→ GOAL:
The line holding "threshold = 1.8" is the last one to output; start at the first line of the data, keep every line in between exactly, and leave out pictures.

→ RECORDED DATA:
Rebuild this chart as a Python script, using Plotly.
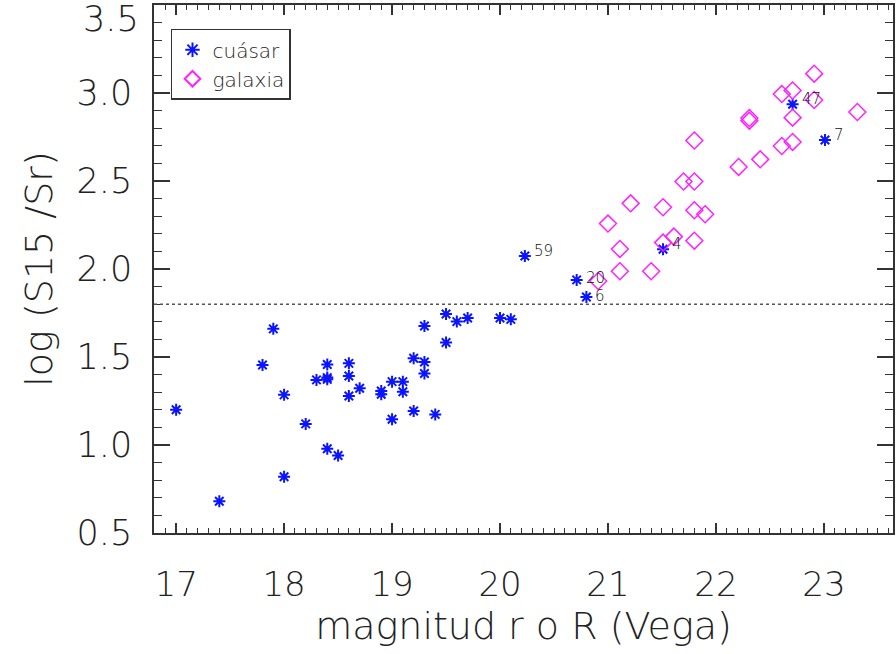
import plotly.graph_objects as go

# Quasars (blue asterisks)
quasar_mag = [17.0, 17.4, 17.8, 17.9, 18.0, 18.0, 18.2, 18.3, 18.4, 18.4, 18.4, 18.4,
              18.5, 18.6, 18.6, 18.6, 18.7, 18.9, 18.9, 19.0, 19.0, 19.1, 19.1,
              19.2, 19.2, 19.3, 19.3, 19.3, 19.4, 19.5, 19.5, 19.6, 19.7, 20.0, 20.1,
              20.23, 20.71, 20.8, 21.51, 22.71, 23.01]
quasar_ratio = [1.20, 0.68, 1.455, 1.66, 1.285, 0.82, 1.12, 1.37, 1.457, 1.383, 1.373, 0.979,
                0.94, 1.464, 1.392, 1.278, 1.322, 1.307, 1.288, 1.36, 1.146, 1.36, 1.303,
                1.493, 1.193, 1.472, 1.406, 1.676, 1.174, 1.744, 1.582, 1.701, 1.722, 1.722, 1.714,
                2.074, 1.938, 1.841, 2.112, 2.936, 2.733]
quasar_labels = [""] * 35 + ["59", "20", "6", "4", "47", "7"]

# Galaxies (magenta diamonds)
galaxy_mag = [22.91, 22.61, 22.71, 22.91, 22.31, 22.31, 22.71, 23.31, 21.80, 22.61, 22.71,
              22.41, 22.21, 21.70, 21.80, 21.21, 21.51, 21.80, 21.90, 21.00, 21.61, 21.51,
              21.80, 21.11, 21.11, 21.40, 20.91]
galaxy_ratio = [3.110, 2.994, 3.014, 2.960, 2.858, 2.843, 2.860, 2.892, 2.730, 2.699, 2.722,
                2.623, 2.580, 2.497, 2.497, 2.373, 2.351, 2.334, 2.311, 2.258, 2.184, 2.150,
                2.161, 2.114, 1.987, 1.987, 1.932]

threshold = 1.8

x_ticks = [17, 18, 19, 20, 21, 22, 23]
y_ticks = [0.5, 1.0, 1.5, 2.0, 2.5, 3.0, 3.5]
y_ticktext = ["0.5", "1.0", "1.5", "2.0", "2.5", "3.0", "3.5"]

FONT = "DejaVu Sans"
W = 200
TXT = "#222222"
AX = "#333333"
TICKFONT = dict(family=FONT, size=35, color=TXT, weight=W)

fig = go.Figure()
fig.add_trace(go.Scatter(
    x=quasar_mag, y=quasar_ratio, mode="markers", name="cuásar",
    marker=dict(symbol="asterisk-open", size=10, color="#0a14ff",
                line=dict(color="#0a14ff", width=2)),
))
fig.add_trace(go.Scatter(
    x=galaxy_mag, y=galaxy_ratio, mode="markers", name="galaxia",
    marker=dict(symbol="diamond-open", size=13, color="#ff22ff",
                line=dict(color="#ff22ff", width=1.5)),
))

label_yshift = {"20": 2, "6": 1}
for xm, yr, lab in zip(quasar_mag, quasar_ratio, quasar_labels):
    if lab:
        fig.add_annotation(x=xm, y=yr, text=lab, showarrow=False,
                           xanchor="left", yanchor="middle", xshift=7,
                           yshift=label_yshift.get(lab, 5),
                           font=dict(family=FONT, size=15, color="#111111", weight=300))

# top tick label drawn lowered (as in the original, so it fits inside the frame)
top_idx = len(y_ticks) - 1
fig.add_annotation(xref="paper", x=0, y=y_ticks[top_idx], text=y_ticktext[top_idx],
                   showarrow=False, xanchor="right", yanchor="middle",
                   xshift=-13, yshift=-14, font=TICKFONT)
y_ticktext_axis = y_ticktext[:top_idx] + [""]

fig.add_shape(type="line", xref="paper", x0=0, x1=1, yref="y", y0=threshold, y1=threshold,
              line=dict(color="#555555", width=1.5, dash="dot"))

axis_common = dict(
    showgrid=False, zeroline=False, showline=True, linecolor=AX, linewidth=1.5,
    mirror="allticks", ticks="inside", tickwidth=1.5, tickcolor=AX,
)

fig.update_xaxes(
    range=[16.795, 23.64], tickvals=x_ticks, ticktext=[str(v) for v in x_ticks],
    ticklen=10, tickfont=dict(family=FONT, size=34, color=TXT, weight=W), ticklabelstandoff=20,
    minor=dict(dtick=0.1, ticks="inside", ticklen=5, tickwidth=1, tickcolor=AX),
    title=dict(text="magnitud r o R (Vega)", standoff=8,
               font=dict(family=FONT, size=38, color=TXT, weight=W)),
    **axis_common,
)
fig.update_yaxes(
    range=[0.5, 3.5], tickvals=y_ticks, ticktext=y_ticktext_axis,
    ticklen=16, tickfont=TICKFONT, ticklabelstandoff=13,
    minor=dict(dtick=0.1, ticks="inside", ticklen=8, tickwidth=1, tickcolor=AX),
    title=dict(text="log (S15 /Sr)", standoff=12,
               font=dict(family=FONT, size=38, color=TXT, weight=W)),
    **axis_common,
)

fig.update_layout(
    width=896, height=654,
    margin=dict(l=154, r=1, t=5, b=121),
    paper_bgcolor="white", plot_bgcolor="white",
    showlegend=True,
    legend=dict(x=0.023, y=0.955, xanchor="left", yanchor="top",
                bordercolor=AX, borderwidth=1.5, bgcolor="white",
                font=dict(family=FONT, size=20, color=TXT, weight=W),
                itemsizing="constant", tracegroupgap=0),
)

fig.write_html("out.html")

→ ANSWER FOR THE TASK:
Rebuild this chart as a Python script, using Plotly.
import plotly.graph_objects as go

# Quasars (blue asterisks)
quasar_mag = [17.0, 17.4, 17.8, 17.9, 18.0, 18.0, 18.2, 18.3, 18.4, 18.4, 18.4, 18.4,
              18.5, 18.6, 18.6, 18.6, 18.7, 18.9, 18.9, 19.0, 19.0, 19.1, 19.1,
              19.2, 19.2, 19.3, 19.3, 19.3, 19.4, 19.5, 19.5, 19.6, 19.7, 20.0, 20.1,
              20.23, 20.71, 20.8, 21.51, 22.71, 23.01]
quasar_ratio = [1.20, 0.68, 1.455, 1.66, 1.285, 0.82, 1.12, 1.37, 1.457, 1.383, 1.373, 0.979,
                0.94, 1.464, 1.392, 1.278, 1.322, 1.307, 1.288, 1.36, 1.146, 1.36, 1.303,
                1.493, 1.193, 1.472, 1.406, 1.676, 1.174, 1.744, 1.582, 1.701, 1.722, 1.722, 1.714,
                2.074, 1.938, 1.841, 2.112, 2.936, 2.733]
quasar_labels = [""] * 35 + ["59", "20", "6", "4", "47", "7"]

# Galaxies (magenta diamonds)
galaxy_mag = [22.91, 22.61, 22.71, 22.91, 22.31, 22.31, 22.71, 23.31, 21.80, 22.61, 22.71,
              22.41, 22.21, 21.70, 21.80, 21.21, 21.51, 21.80, 21.90, 21.00, 21.61, 21.51,
              21.80, 21.11, 21.11, 21.40, 20.91]
galaxy_ratio = [3.110, 2.994, 3.014, 2.960, 2.858, 2.843, 2.860, 2.892, 2.730, 2.699, 2.722,
                2.623, 2.580, 2.497, 2.497, 2.373, 2.351, 2.334, 2.311, 2.258, 2.184, 2.150,
                2.161, 2.114, 1.987, 1.987, 1.932]

threshold = 1.8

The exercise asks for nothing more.